A brief post on vaccines designed to fight the current pandemic…

Vaccines have been used for more than two centuries to protect people from disease. All vaccines are designed to work in more or less the same way; to trigger an immune response in the host that is directed specifically against some microbial invader. This response primes the immune system and allows for a more rapid, sustained, and efficacious reaction. In the past, most vaccines used killed or weakened microbes as the agent to set off immunity. Usually, proteins on the surface of these pathogens are recognized as foreign substances, causing the immune response to kick in. More recently, individual proteins or parts of proteins that make up the invading pathogen have been employed for the same purpose.

All three of the candidate vaccines that have recently shown efficacy and safety in phase III trials aren’t protein based. They’re either made from RNA (Moderna and Pfizer) or DNA (AstraZeneca), molecules that are not proteins themselves but are intended to direct the synthesis of one of the pathogen’s proteins inside cells of the vaccinated individual. These nucleic acid based vaccines have two great advantages over the more traditional ones. First, they can be easily modified so that the protein that they can specify whatever protein is desired. And second, they can be synthesized quickly in great amounts.
These advantages are critical, especially in a pandemic. Pandemics arise rapidly.
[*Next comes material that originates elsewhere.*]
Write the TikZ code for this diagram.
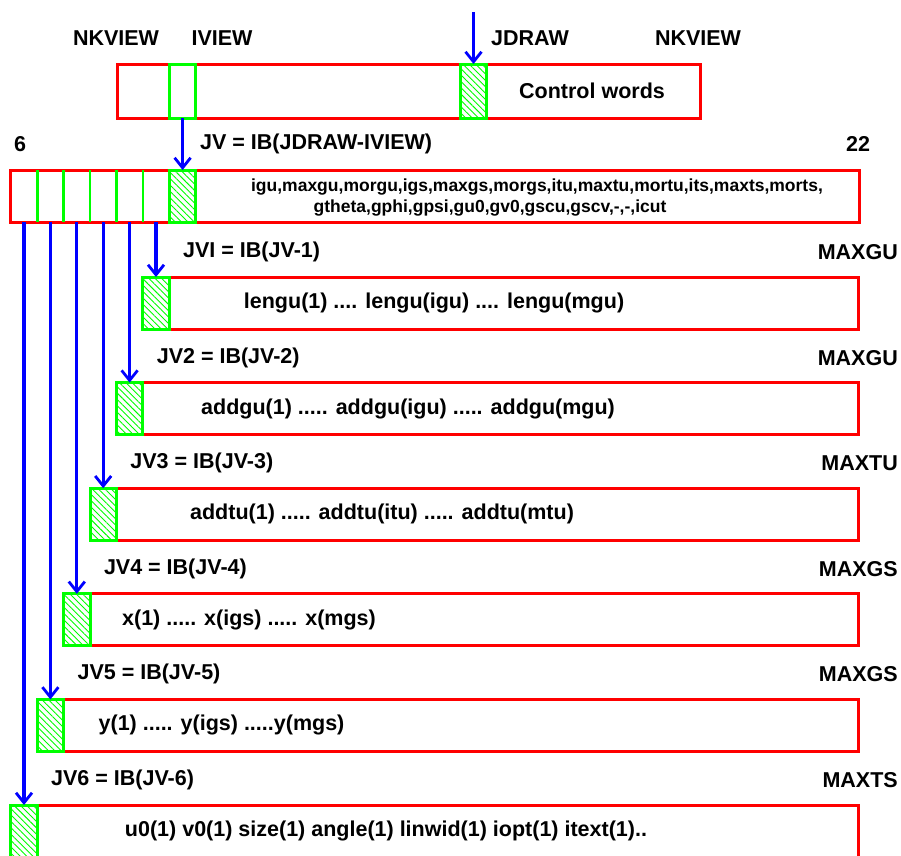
\documentclass[tikz,border=0pt]{standalone}
\usepackage{fontspec}
\setmainfont{Liberation Sans}
\usetikzlibrary{arrows.meta,patterns.meta}

\begin{document}
\begin{tikzpicture}[x=1pt,y=-1pt,
  lab/.style={font=\fontsize{21.5}{24}\selectfont\bfseries,inner sep=0pt},
  small/.style={font=\fontsize{17.5}{20}\selectfont\bfseries,inner sep=0pt},
  box/.style={draw=red,line width=3pt,rectangle,inner sep=0pt,outer sep=0pt,anchor=north west},
  slot/.style={rectangle,inner sep=0pt,outer sep=0pt,minimum width=26.4pt,minimum height=52pt},
  cell/.style={slot,draw=green,line width=3pt},
  hcell/.style={cell,pattern={Lines[angle=-45,distance=4.5pt,line width=0.9pt]},pattern color=green},
  arr/.style={draw=blue,line width=3.2pt,-{Straight Barb[length=10pt,width=16pt,line width=2.8pt]}}]
\useasboundingbox (0,0) rectangle (901,855);
\clip (0,0) rectangle (901,855);
\node[lab] (nk1) at (116,38) {NKVIEW};
\node[lab] (iv) at (222,38) {IVIEW};
\node[lab] (jd) at (530,38) {JDRAW};
\node[lab] (nk2) at (698,38) {NKVIEW};
\node[box,minimum width=583pt,minimum height=54pt] (ctrl) at (117,64) {};
\node[cell,minimum height=54pt] (iview) at (182.6,91) {};
\node[hcell,minimum height=54pt] (jdraw) at (473.5,91) {};
\node[lab] (cw) at (592,91) {Control words};
\coordinate (top) at (473.5,12);
\draw[arr] (top) -- (jdraw.north);
\node[lab] (six) at (20,144) {6};
\node[lab] (tt) at (858,144) {22};
\node[lab,anchor=west] (jvlab) at (200,144) {JV = IB(JDRAW-IVIEW)};
\node[box,minimum width=849pt,minimum height=52pt] (cb) at (10,170) {};
\foreach \k in {1,...,6} {
  \pgfmathsetmacro\cx{156-26.4*(\k-1)}
  \node[slot] (slot\k) at (\cx,196) {};
}
\foreach \k in {1,...,5} {
  \draw[green,line width=2.6pt] (slot\k.north west) -- (slot\k.south west);
}
\node[hcell] (jv) at (182.6,196) {};
\draw[arr] (iview.south) -- (jv.north);
\node[small] (cb1) at (537,187) {igu,maxgu,morgu,igs,maxgs,morgs,itu,maxtu,mortu,its,maxts,morts,};
\node[small] (cb2) at (490,208) {gtheta,gphi,gpsi,gu0,gv0,gscu,gscv,-,-,icut};
\foreach \k/\jn/\mx/\tx/\txt in {
  1/I/MAXGU/434/{lengu(1) .... lengu(igu) .... lengu(mgu)},
  2/2/MAXGU/408/{addgu(1) ..... addgu(igu) ..... addgu(mgu)},
  3/3/MAXTU/382/{addtu(1) ..... addtu(itu) ..... addtu(mtu)},
  4/4/MAXGS/249/{x(1) ..... x(igs) ..... x(mgs)},
  5/5/MAXGS/221.5/{y(1) ..... y(igs) .....y(mgs)},
  6/6/MAXTS/386/{u0(1) v0(1) size(1) angle(1) linwid(1) iopt(1) itext(1)..}} {
  \pgfmathsetmacro\cx{156-26.4*(\k-1)}
  \pgfmathsetmacro\ty{277+105.6*(\k-1)}
  \pgfmathsetmacro\bw{858-\cx+13.2}
  \node[box,minimum width=\bw pt,minimum height=52pt] (box\k) at (\cx-13.2,\ty) {};
  \node[hcell,anchor=north] (cell\k) at (\cx,\ty) {};
  \node[lab,anchor=west] (name\k) at (\cx+27,\ty-25) {JV\jn{} = IB(JV-\k)};
  \node[lab,anchor=east] (max\k) at (898,\ty-25) {\mx};
  \node[lab] (txt\k) at (\tx,\ty+26) {\txt};
  \draw[arr] (slot\k.south) -- (cell\k.north);
}
\end{tikzpicture}
\end{document}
The current one, Covid-19, began in early 2020. In less than a year, it has infected nearly 60,000,000 people globally and killed over 1,400,000.  It appears that many more will contract the disease and die. Traditional vaccines take years to develop. Many are difficult to deliver in large quantities. Nucleic acids however, can be synthesized rapidly at an industrial scale. What’s more, once a facility has been set up to produce a nucleic acid based vaccine, the sequence of its DNA or RNA can be quickly changed so that an entirely different protein can be made in the same facility.

Nucleic acid based vaccines represent a triumph of molecular biology. The tools that are available to the current generation of practitioners in the field as well as the skill with which they use them boggles the mind. As of this writing, none of the three candidate vaccines have yet been approved for release to the general public, but such approval is expected within weeks. However, if they are as successful as initial tests indicate, they will save thousands of lives. What’s more, they promise to be able to be used as weapons against other diseases, such as cancer. Their rapid development represents a breakthrough in the prevention of disease.